One of the more prestigious political science journal just published an issue devoted to prognostications about the upcoming Presidential election. A variety of academics used their favored forecasting methodologies, and predicted the likely winner. The results ranged from “comfortably Obama” to “very, very close” to one “Romney by a nose.” (I’ve noted that “scientific” methods are a lot more accurate after the election has occurred.)

The problem with forecasting models is that they rarely take into account elements like likability; heretofore, they have not had to confront massive spending by SuperPacs, either. And even the scholars who employ them hedge their bets.

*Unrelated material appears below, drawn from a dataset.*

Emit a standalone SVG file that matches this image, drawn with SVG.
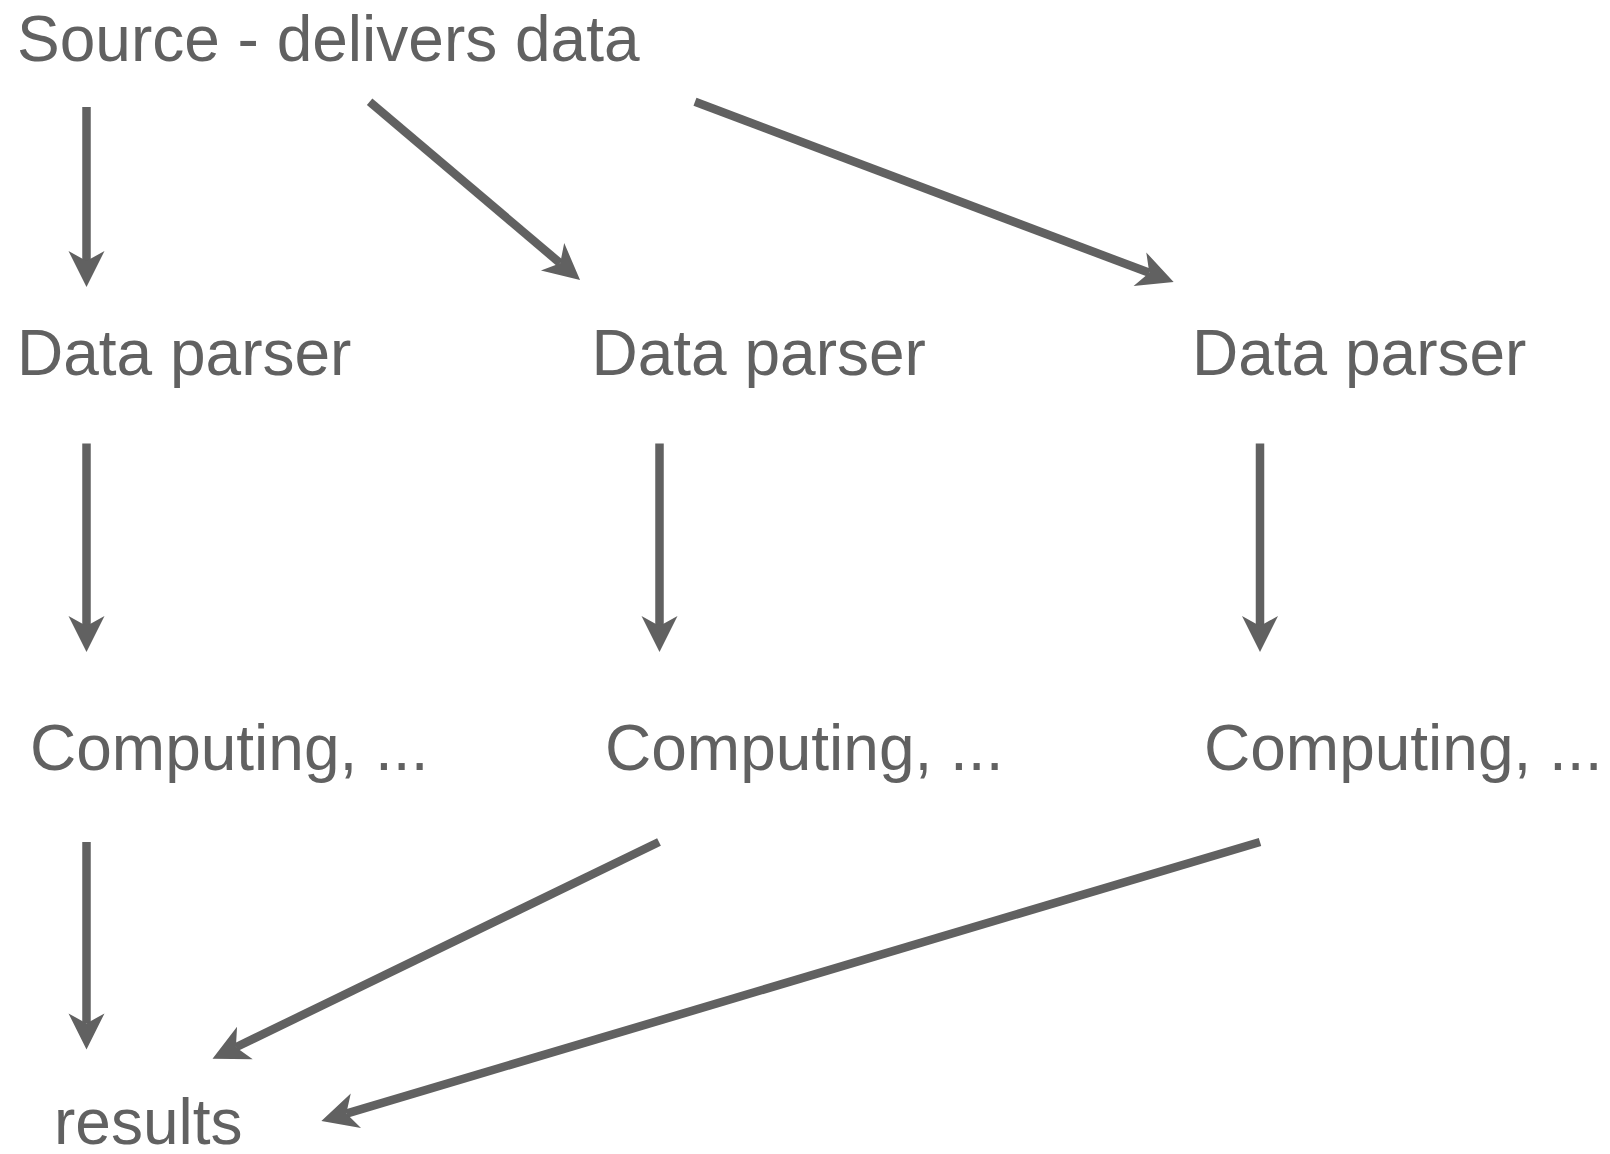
<svg xmlns="http://www.w3.org/2000/svg" width="1610" height="1154" viewBox="0 0 1610 1154">
  <style>
    .lbl { font-family: "Liberation Sans", Arial, sans-serif; font-size: 64px; fill: #616161; }
    .edge { stroke: #616161; stroke-width: 8.5; fill: none; marker-end: url(#head); }
  </style>
  <defs>
    <!-- notched arrowhead; origin sits at the notch so the line ends under it -->
    <marker id="head" markerUnits="userSpaceOnUse" orient="auto" viewBox="-14 -20 44 40" refX="0" refY="0" markerWidth="44" markerHeight="40">
      <path d="M26,0 L-10,-18 L0,0 L-10,18 Z" fill="#616161"/>
    </marker>
  </defs>
  <rect width="1610" height="1154" fill="#ffffff"/>

  <g id="connectors">
    <line class="edge" x1="86.5" y1="107" x2="86.5" y2="261"/>
    <line class="edge" x1="369.6" y1="101.7" x2="560.2" y2="263.2"/>
    <line class="edge" x1="695" y1="101.7" x2="1149.3" y2="272.8"/>
    <line class="edge" x1="86.5" y1="443.6" x2="86.5" y2="626"/>
    <line class="edge" x1="659.5" y1="443.6" x2="659.5" y2="626"/>
    <line class="edge" x1="1260" y1="443.6" x2="1260" y2="626"/>
    <line class="edge" x1="86.5" y1="842" x2="86.5" y2="1023.4"/>
    <line class="edge" x1="659" y1="842" x2="235.9" y2="1047.3"/>
    <line class="edge" x1="1260" y1="842" x2="346.3" y2="1113.6"/>
  </g>

  <g id="source"><text class="lbl" x="17" y="61">Source - delivers data</text></g>
  <g id="parser1"><text class="lbl" x="17" y="375">Data parser</text></g>
  <g id="parser2"><text class="lbl" x="591.5" y="375">Data parser</text></g>
  <g id="parser3"><text class="lbl" x="1192" y="375">Data parser</text></g>
  <g id="compute1"><text class="lbl" x="30" y="770">Computing, ...</text></g>
  <g id="compute2"><text class="lbl" x="605" y="770">Computing, ...</text></g>
  <g id="compute3"><text class="lbl" x="1204" y="770">Computing, ...</text></g>
  <g id="results"><text class="lbl" x="54" y="1144">results</text></g>
</svg>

One element that was not measurable before 2008–and has now been measured–is the influence of race, as in the race of the candidates. Any sentient being knows that much of the anti-Obama animus is race-based (the “birthers” and people convinced that the President is a Muslim are so obviously substituting those charges for the N word). What has been unclear is the extent to which that racism motivates votes. In that journal’s issue on the election, one article analyzed data from the 2008 election, and concluded that his race had cost Obama five percent of the vote–that is, that Obama’s percentage of the popular vote would have been five percent higher had he been white. The author of that article forecast a slightly better result this time around; according to his calculations, racism will “only” cost Obama three percentage points this time around.

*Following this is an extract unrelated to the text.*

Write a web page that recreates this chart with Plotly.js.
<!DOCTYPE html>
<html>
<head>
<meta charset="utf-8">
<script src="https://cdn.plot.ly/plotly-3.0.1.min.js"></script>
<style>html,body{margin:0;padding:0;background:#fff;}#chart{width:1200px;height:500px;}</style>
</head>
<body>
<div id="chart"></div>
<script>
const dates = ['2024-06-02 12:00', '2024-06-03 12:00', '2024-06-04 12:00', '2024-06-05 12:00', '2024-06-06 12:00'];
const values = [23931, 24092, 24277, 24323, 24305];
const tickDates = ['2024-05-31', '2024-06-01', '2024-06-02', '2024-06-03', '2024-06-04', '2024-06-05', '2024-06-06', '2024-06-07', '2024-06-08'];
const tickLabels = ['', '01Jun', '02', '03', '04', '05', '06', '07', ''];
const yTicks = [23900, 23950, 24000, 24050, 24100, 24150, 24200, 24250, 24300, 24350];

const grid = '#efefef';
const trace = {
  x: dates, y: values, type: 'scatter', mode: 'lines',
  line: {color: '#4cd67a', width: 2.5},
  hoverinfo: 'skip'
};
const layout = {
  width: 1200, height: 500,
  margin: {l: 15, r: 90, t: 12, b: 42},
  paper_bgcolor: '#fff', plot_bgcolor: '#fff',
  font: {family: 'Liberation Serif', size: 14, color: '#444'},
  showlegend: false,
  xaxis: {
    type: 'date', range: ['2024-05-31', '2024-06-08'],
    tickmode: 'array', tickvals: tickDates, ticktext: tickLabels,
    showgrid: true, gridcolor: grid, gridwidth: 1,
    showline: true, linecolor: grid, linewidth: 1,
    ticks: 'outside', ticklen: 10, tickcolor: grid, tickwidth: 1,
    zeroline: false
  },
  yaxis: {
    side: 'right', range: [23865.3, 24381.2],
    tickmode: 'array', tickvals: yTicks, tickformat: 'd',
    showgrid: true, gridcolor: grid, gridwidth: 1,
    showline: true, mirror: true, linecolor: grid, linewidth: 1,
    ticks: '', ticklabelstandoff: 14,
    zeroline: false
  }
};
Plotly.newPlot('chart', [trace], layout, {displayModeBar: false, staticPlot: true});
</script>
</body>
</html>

Of course, in a very close election, three percent is enough.

A lot of folks are in denial about the extent to which race influences attitudes about the President. They shrug off the more obvious indicators, like the guy in the photo taken at a Romney rally, whose tee shirt read “Put the white back in the White House.” I have friends whose unease with the President is pretty clearly based upon his “otherness,” but who don’t recognize or admit to themselves that such feelings are a part of their political calculus.

If we are inclined to dismiss the influence of racism, a look at Gallup’s polling may serve as a wake-up call. Gallup has been an “outlier” lately, showing Romney five or six points ahead in the popular vote. When you look at the internals, you see an interesting phenomenon: in Gallup’s numbers, Obama holds modest leads in the Northeast, Midwest and West. Romney leads in the South–by twenty-two points.

Maybe we shouldn’t have fought the civil war–and just let the South go.